DP for String Metrics: Longest Common Subsequence

This articles is about longest common subsequence in a series of articles: DP for String Metrics.

Series: DP for String Metrics

Dynamic programming (DP) solves a complicate problem in optimal substructure by breaking it down into simpler sub-problems, and there are DP patterns that are very effective for string metrics. These articles are my summary notes on them. Please feel free to ping me for anything you think I should add.

  • Levenshtein Distance
  • Longest Common Subsequence: this article
  • Regular Expression
  • Distinct Subsequence (coming soon)
  • Longest Repeating Subsequence (coming soon)
  • Hamming Distance (coming soon)

Longest Common Subsequence

Longest common sequence (LCS) is used for things like fuzzy string searches and diff command. It finds the longest sequence common in (typically) two strings where the common sequence doesn’t need to happen consecutively.

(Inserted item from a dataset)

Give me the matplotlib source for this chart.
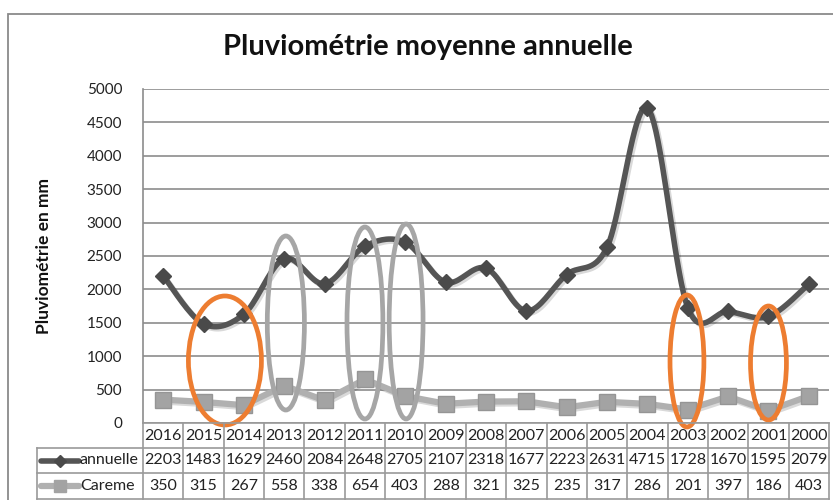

E.g. LCS between ABCD and ACBD is 3 (either ABD or ACD.)

DP Table

In the table below, “stone” (vertically mapped on left) and “longest” (mapped horizontally on top) are compared. In LCS, we define base cases to be non-character (expressed as ε), so values of the first row and column are all zero.

We go through each cell from position [1, 1] to right every row, comparing each character of two strings. If the characters are identical, we increment a number from left and above by one and update the cell with it. If not, we use the best value up until this point, which is the larger one of either top or left cell. Finally, the cell at the end would be the result count.

Implementation

def lcs(s, target):
    slen = len(s) + 1  # +1 for empty string
    tlen = len(target) + 1
    dp = [[0 for _ in range(tlen)] for _ in range(slen)]  # DP table creation

    for i in range(1, slen):
        for j in range(1, tlen):
            if s[i-1] == target[j-1]:  # if characters are identical, increment number from left top
                dp[i][j] = dp[i-1][j-1] + 1
            else:
                dp[i][j] = max(dp[i-1][j], dp[i][j-1])  # if not, use best value either from top of left

    return dp[-1][-1]

Notes

LCS only returns metrics. So if LCS sequence itself is desired instead of metric, we would need another function to retrieve the characters. This can be achieved by using the DP table created in LCS function, tracking the largest numbers from the end and collecting the characters.